Our entire relationship, we have lived seperately. I have had my own place, and he decided to live at home to finish his masters degree in order to avoid taking out a student loan. I have craved starting a life together for so long, but have waited for him 2 years because i love him.

Two times has he agreed to look for rental apartments and when we get one he backs out. The first time, he was afraid to tell me he wasn’t ready, but promised to be more clear in his communication from that point forward. We had discussed it prior, but he wasn’t entirely honest. We talked and agreed to look again in a few months.

A few months later we found another apartment and planned everything, but suddenly insisted he wanted to graduate and get a job first. For this specific apartment, the dates didn’t work for us so even i thought it would be a bad decision, but we still could have looked for another apartment. I was of course very sad, but we both agreed to look again after his graduation when we both had nothing to stop us.

After his graduation, when we again agreed to rent an apartment together and looked for about a month, he suddenly backs out again bacause he thinks it is better to buy an apartment and offered to pay for it. This time he at least offered a pretty good compensation.

My issue isn’t his reasoning, but the fact that I put in a lot of effort into finding an apartment when we both agreed to do so, and then him dropping out last possible minute because he didn’t realize what he wanted until the preassure was on. He seems to be genuinly remorseful each time and acknowledges this as a serious issue, but also seem unable to change it. And that has left to wonder if I am wasting my time.

I am not sure If I am overreacting, but I think it’s unfair since I have done so much for us and I feel like he doesn’t put in enough effort. Despite this, I love him. And I know he loves me. He is wonderful in many other ways, but I have clearly asked him to communicate properly and this just goes on and on. So much so, that i said that he can look for apartments himself and bring me a list that we both can agree on. But i don’t know if i want to anymore.

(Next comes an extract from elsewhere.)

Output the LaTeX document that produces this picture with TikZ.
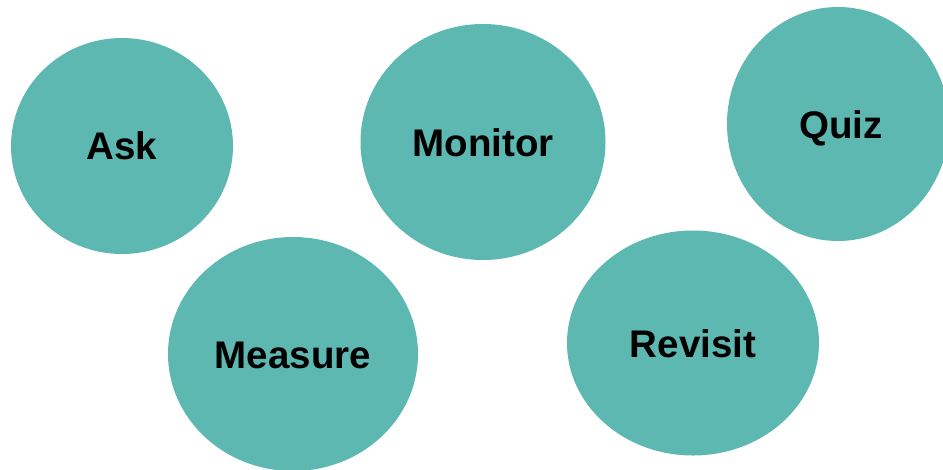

I have expressed that i am not sure i want to continue working on our relationship after this and have asked for time to think about it. He understood me and has told me that he respects my decision, but are 100% invested in our future if i still want to. Am I being unreasonable? I am not sure I can deal with having my heart broken again and feeling like a am wasting my time. I am exhausted from dealing with this on top of all the other crap life has to offer. What would you do?